TASK TO CARRY OUT
Using the listing below, report all lines holding the word "page".

RECORDS FOR PROCESSING
· · · · ·

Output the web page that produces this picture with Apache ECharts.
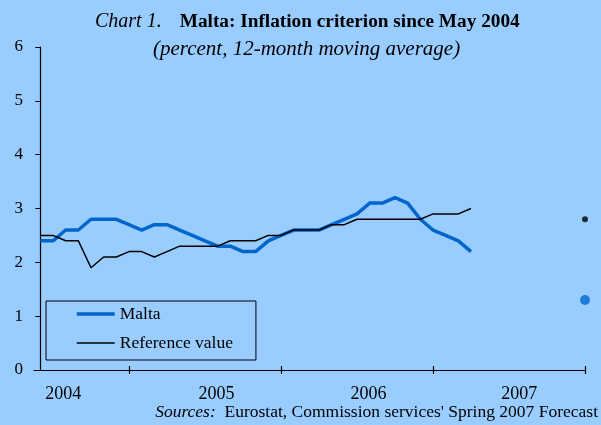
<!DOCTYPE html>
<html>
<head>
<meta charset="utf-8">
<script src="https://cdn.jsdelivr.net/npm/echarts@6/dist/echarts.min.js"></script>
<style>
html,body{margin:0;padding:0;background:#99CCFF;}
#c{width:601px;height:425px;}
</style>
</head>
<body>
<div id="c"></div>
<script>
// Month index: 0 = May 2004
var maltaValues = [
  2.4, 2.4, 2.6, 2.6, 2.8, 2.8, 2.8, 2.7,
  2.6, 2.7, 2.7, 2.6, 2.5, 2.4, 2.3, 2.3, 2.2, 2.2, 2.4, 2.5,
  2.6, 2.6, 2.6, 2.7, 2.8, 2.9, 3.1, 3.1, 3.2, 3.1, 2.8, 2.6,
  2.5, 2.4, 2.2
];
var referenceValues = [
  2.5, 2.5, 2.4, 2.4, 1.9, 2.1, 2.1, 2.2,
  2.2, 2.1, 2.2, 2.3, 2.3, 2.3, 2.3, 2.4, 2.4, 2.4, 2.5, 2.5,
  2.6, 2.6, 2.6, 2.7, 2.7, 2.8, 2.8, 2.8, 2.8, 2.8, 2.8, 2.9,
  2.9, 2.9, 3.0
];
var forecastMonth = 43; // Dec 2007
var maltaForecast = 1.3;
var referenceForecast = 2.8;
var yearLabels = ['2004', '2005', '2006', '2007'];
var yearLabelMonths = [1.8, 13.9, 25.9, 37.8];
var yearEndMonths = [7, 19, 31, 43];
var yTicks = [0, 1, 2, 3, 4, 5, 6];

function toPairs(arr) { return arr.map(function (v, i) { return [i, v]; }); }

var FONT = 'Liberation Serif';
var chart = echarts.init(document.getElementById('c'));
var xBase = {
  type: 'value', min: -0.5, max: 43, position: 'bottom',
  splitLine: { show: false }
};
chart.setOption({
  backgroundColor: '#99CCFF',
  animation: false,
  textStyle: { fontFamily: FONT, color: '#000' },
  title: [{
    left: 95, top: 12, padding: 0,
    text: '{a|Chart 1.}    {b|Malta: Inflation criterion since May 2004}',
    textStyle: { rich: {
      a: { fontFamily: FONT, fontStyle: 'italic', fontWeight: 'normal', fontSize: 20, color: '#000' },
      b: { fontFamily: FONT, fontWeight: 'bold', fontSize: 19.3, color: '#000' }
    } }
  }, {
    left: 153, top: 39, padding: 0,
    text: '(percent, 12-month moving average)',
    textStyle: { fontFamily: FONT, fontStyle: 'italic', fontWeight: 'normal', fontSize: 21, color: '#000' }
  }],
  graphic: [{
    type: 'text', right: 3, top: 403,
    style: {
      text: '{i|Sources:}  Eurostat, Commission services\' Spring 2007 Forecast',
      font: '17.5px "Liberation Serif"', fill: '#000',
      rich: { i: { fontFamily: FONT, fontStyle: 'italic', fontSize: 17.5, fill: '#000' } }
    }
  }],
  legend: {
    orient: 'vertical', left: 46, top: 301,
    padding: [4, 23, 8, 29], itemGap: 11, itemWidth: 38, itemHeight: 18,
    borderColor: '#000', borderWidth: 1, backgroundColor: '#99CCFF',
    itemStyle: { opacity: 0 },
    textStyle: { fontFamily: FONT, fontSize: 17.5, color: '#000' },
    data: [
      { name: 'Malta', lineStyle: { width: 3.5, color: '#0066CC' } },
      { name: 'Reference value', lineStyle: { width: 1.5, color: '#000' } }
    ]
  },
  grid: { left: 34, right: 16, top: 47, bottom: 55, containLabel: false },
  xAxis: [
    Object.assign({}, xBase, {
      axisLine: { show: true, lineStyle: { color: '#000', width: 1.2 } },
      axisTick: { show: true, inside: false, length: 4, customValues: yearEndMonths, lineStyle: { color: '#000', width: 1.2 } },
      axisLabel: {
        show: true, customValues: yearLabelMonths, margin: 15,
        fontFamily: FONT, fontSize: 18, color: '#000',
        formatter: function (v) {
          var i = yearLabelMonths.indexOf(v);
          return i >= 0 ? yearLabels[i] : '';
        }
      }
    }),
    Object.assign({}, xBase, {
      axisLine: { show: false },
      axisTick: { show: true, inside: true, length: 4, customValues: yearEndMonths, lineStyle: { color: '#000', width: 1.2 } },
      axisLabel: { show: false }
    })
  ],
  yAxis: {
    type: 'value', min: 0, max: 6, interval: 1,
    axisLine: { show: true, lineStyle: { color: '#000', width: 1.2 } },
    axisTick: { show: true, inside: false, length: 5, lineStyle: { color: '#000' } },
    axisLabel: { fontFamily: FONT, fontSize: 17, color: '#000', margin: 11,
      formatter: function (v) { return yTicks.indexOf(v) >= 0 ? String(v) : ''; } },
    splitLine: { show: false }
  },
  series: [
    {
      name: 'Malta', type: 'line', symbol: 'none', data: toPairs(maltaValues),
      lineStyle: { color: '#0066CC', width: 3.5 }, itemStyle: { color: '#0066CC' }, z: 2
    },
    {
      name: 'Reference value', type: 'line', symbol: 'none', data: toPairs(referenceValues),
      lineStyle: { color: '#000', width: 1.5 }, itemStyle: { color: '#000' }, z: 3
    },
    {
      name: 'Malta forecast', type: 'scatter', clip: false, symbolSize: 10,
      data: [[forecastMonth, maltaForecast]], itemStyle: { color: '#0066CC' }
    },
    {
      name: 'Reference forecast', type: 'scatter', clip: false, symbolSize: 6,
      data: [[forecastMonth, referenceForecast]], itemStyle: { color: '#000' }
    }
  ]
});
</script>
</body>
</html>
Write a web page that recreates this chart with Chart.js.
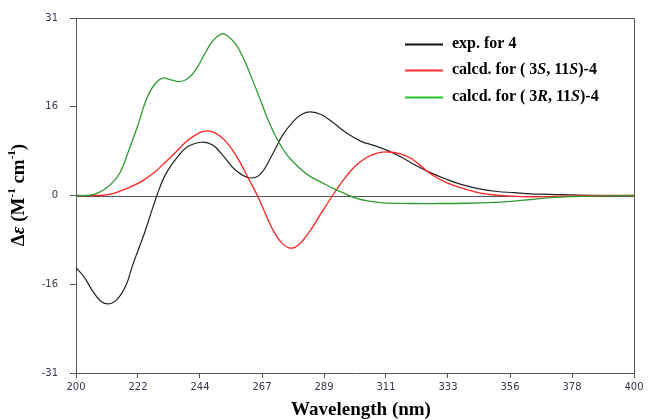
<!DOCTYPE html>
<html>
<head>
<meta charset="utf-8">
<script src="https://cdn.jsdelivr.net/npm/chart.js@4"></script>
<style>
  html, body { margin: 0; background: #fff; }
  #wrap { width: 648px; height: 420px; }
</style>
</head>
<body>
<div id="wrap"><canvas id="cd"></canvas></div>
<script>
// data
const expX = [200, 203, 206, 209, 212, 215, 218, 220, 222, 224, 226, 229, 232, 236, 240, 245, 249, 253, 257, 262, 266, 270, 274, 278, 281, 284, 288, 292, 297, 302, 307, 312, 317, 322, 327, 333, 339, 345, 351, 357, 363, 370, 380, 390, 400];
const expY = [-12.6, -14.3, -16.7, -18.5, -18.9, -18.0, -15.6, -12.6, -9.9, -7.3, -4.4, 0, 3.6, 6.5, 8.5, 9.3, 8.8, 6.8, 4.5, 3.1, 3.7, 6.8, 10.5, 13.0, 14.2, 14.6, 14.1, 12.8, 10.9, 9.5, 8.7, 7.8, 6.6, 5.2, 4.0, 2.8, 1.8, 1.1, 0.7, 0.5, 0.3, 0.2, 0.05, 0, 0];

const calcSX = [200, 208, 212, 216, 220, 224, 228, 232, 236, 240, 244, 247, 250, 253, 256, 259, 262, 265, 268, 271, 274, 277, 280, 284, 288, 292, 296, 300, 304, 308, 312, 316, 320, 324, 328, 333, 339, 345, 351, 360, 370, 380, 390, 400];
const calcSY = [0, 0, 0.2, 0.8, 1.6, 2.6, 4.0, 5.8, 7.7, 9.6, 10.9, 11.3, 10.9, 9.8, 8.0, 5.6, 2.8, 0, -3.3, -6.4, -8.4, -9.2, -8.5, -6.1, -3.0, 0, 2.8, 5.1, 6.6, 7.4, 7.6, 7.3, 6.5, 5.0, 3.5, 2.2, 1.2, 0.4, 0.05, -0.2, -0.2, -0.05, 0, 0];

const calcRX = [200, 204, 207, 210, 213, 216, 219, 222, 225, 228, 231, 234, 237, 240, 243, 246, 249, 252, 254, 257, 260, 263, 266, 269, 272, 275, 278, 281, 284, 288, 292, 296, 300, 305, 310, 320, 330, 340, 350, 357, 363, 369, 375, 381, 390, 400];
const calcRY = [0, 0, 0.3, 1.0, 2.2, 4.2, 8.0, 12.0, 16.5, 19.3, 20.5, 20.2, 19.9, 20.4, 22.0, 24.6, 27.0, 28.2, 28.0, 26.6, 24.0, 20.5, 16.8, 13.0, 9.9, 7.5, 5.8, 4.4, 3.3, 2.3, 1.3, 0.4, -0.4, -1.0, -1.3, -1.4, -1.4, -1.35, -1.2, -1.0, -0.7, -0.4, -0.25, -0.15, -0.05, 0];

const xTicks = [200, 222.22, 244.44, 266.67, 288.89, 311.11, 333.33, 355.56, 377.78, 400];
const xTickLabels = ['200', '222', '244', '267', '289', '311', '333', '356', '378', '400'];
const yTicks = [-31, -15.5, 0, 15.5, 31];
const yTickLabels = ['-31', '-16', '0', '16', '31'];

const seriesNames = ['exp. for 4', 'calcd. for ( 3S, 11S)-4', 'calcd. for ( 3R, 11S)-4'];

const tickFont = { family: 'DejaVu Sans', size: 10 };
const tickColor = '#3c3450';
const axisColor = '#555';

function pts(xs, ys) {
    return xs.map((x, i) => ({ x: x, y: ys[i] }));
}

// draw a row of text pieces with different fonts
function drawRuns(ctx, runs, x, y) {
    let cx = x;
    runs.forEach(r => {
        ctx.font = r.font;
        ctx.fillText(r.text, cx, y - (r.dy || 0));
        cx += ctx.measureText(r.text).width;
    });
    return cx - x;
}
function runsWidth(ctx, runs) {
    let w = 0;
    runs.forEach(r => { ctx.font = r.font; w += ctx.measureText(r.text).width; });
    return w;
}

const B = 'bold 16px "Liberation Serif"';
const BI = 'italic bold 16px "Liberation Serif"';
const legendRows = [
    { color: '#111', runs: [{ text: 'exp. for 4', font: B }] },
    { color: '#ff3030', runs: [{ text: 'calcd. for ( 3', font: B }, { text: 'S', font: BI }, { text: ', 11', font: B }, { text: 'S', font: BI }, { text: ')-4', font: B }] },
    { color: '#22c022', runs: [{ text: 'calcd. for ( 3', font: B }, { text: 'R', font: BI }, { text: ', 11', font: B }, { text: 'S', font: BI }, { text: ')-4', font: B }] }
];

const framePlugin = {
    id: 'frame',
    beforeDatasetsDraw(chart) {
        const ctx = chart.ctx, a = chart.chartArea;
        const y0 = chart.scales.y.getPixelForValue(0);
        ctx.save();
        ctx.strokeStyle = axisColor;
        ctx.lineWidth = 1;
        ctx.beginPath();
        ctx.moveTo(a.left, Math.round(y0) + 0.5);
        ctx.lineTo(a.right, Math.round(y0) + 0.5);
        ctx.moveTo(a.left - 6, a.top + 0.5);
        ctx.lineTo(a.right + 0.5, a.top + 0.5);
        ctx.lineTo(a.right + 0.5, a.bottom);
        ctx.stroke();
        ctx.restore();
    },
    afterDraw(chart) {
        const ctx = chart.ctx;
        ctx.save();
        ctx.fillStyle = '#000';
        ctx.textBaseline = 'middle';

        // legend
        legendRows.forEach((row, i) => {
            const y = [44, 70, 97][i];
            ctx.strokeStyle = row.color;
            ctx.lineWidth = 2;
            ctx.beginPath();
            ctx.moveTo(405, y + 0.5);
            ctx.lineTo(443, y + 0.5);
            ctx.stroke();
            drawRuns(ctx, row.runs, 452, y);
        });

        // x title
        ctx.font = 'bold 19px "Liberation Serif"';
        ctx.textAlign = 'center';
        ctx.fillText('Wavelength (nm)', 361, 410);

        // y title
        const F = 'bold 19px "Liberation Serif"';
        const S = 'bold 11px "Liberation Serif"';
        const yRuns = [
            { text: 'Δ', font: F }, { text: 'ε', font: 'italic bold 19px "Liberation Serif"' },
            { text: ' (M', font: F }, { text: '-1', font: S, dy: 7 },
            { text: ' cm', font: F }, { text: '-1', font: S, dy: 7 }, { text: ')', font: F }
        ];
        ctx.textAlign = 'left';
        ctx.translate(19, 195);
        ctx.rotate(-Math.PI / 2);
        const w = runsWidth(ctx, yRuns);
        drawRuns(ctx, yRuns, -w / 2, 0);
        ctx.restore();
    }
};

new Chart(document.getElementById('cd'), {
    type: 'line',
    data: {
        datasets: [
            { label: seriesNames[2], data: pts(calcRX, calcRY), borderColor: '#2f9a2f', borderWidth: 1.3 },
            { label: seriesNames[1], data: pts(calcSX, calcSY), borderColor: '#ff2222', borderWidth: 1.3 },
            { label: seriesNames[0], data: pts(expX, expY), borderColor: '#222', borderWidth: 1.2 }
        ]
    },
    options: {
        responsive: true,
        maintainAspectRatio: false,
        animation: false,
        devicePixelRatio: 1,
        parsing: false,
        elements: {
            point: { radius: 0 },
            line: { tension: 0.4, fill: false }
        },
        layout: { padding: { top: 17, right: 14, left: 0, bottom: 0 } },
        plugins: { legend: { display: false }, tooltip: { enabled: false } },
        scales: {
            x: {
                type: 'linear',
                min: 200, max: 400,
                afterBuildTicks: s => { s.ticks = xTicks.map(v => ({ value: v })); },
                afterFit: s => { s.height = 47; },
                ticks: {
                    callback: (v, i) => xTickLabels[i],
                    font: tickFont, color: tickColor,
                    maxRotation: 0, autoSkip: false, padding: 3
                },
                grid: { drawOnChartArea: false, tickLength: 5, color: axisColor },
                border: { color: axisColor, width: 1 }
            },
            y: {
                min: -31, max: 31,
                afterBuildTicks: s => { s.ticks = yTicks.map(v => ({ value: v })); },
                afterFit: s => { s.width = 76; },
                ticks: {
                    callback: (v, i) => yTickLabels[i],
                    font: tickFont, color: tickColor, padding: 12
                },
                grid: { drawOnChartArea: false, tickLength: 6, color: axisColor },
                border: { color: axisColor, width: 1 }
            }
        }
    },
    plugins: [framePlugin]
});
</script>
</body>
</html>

· · · · ·

CORRECT RESULT
Output the web page that produces this picture with Apache ECharts.
Write a web page that recreates this chart with Chart.js.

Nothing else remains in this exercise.